John Mayer – The Search For Everything – Wave One

Notizia. È tornato John Mayer con musica nuova. Il modo di distribuirla è inusuale, ma non del tutto inedito. Un EP di quattro canzoni, che serve a dire “Signori, non sono scomparso nell’oblio dell’aridità compositiva. Ci sono ancora, suono ancora la chitarra, ho ancora voglia di veicolare quei quattro concetti in croce che vado blaterando sopra le mie scale blues da anni”. Il progetto prevede una serie di EP che assemblati formeranno poi un album intero con tutti i crismi, dal titolo ‘The Search For Everything’.

‘Wave One’ è la prima ondata, il primo reflusso che smuove i sassolini e la sabbia delle nostre attese, in una marea cresciuta grazie alle ultime uscite di Mayer dopo il buonissimo ‘Born & Raised’ e il successivo ‘Paradise Valley’, che anche se meno incisivo manteneva un ascolto piacevole e sempre molto delicato e elegante, prerogativa più spiccante di questo artista che spesso cade nella trappola del pop, con i richiami delle sue sirene (Katy Perry?) e i suoi lustrini, un’influenza negativa che anche se non dovrebbe si ritorce sulla sua produzione.

Hendrixiano fino al midollo, in questo ‘Wave One’ accantona le velleità tecniche e si concentra sulla presa immediata, senza virtuosismi strumentali, per la verità già praticamente scomparsi nelle sue produzioni, e puntando su un folk pop, pendente più sul secondo cardine, come dimostra la fine ‘Love On The Weekend’, celebrativa di quell’amore sempre inseguito e raggiunto di rado, ma prorompente quando arriva, estasi esclusiva, un porto sicuro in cui scappare dalla vita caotica.
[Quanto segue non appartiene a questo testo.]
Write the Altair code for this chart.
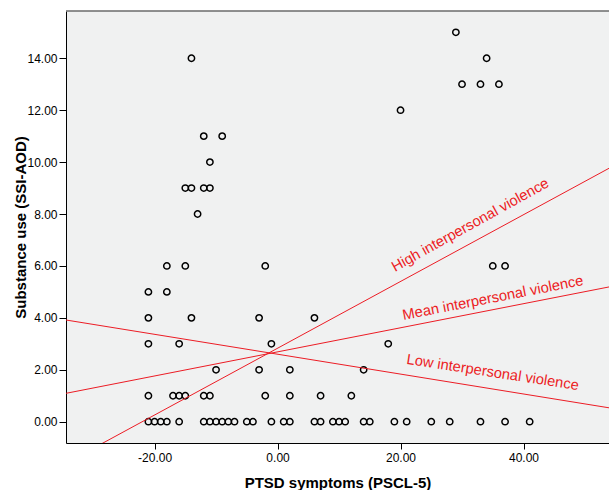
import altair as alt
import pandas as pd

# ---- data ----
ptsd = [-21, -20, -19, -18, -16, -12, -11, -10, -9, -8, -7, -5, -4, -1, 1, 2, 6, 7, 9, 10, 11, 14, 15, 19, 21, 25, 28, 33, 37, 41,
        -21, -17, -16, -15, -12, -11, -2, 2, 7, 12,
        -10, -3, 2, 14,
        -21, -16, -1, 18,
        -21, -14, -3, 6,
        -21, -18,
        -18, -15, -2, 35, 37,
        -13,
        -15, -14, -12, -11,
        -11,
        -12, -9,
        20,
        30, 33, 36,
        -14, 34,
        29]
substance = [0] * 30 + [1] * 10 + [2] * 4 + [3] * 4 + [4] * 4 + [5] * 2 + [6] * 5 + [8] + [9] * 4 + [10] + [11] * 2 + [12] + [13] * 3 + [14] * 2 + [15]

line_names = ["High interpersonal violence", "Mean interpersonal violence", "Low interpersonal violence"]
intercepts = [2.83, 2.69, 2.60]
slopes = [0.1286, 0.0464, -0.0383]

label_x = [19.1, 20.5, 20.9]
label_y = [5.77, 3.92, 2.23]
label_angle = [331, 349, 8.7]

x_domain = [-34.4, 53.9]
y_domain = [-0.82, 15.82]
x_ticks = [-20, 0, 20, 40]
y_ticks = [0, 2, 4, 6, 8, 10, 12, 14]

# ---- tables ----
pts = pd.DataFrame({"x": ptsd, "y": substance})
rows = []
for n, a, b in zip(line_names, intercepts, slopes):
    for xv in x_domain:
        rows.append({"name": n, "x": xv, "y": a + b * xv})
lines = pd.DataFrame(rows)
labels = pd.DataFrame({"name": line_names, "x": label_x, "y": label_y, "angle": label_angle})

FONT = "Liberation Sans"
RED = "#EC1C24"

xscale = alt.Scale(domain=x_domain, nice=False, zero=False)
yscale = alt.Scale(domain=y_domain, nice=False, zero=False)

lab_expr = "replace(format(datum.value, '.2f'), '\u2212', '-')"

xaxis = alt.Axis(values=x_ticks, labelExpr=lab_expr, title="PTSD symptoms (PSCL-5)",
                 grid=False, domainColor="black", domainWidth=1, tickColor="black", tickSize=6,
                 labelFont=FONT, labelFontSize=12, labelColor="black", labelPadding=3,
                 titleFont=FONT, titleFontSize=15, titleFontWeight="bold", titleColor="black",
                 titleBaseline="alphabetic", titleY=44)
yaxis = alt.Axis(values=y_ticks, labelExpr=lab_expr, title="Substance use (SSI-AOD)",
                 grid=False, domainColor="black", domainWidth=1, tickColor="black", tickSize=7,
                 labelFont=FONT, labelFontSize=12, labelColor="black", labelPadding=2,
                 titleFont=FONT, titleFontSize=15, titleFontWeight="bold", titleColor="black",
                 titleX=-46, titleY=216, titleAngle=270, titleBaseline="middle", titleAlign="center")

points = alt.Chart(pts).mark_point(shape="circle", filled=False, color="black", size=40, strokeWidth=1.5, opacity=1).encode(
    x=alt.X("x:Q", scale=xscale, axis=xaxis),
    y=alt.Y("y:Q", scale=yscale, axis=yaxis),
)

reg = alt.Chart(lines).mark_line(color=RED, strokeWidth=1, clip=True).encode(
    x=alt.X("x:Q", scale=xscale),
    y=alt.Y("y:Q", scale=yscale),
    detail="name:N",
)

texts = []
for i in range(3):
    t = alt.Chart(labels.iloc[[i]]).mark_text(
        color=RED, font=FONT, fontSize=14.7, align="left", baseline="alphabetic", angle=label_angle[i]
    ).encode(
        x=alt.X("x:Q", scale=xscale),
        y=alt.Y("y:Q", scale=yscale),
        text="name:N",
    )
    texts.append(t)

top = alt.Chart(pd.DataFrame({"a": [0]})).mark_rule(color="#6b6b6b", strokeWidth=1.5).encode(
    x=alt.value(0), x2=alt.value(545), y=alt.value(0)
)

chart = alt.layer(points, reg, *texts, top).properties(
    width=543, height=432,
    autosize=alt.AutoSizeParams(type="none"),
    padding={"left": 66, "top": 11, "right": 0, "bottom": 47},
    background="white",
).configure_view(stroke=None, fill="#F0F1F1")

chart.save("out.html", embed_options={"renderer": "svg", "actions": False})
Con ‘Changing’ forma la parte centrale di questa pillola musicale, un pezzo classico del repertorio di Mayer, che strizza all’occhio al country melodico e passionale già ascoltato in ‘Born & Raised’. Ho lasciato per ultimo i due estremi perché sono la parte migliore dell’EP.

La ricerca ‘del tutto’ di John Mayer inizia con ‘Moving On and Getting Over’, un blues alla sua maniera, con parecchie assonanze con un certo Marvin Gaye, una canzone che crea un groove e un’atmosfera unica e godibile, lieve di toni ma con un incedere irresistibile, che farà ciondolare la testa anche ai casi più gravi di rigidità emozionale e articolare. Facciamo un testacoda e andiamo dove finisce questo primo passo in direzione del tutto. ‘You’re Gonna Live Forever In Me’ è la ninna nanna del focolare, la situazione rassicurante, classica, il maglione liso e la poltrona vecchia tramandata dai nonni, il tappeto dai colori brutti, il fischiettare iniziale scaccia le pesantezze del mondo di fuori e il dolce cullare di questo pezzo scaccia l’irritazione di un album che non lo è, della sua dichiarazione di un attesa lunga, di un’esperienza interrotta e spezzettata.

L’espediente di fare uscire un album a capitoli, o in un modo più brutale di dirlo, a puntate, non sortisce di certo un effetto positivo sul fan. Forse sull’ascoltatore occasionale o nuovo di un artista, e di certo su quello economico di vendite o streaming, ma per le vecchie cariatidi come me l’album deve essere un libro di vita di un artista, un’istantanea fatta e finita di un percorso vissuto in un determinato punto della sua carriera e della situazione, perché no, storica dell’uomo. Così mi sa di un diluire e allargare la presenza nei cataloghi del nome dell’artista, con il conseguente sbiadire del messaggio e del potere musicale del progetto. Magari sbaglio io, staremo a vedere. Nel frattempo godiamoci questa manciata di canzoni del buon Mayer, e attendiamo la seconda ondata.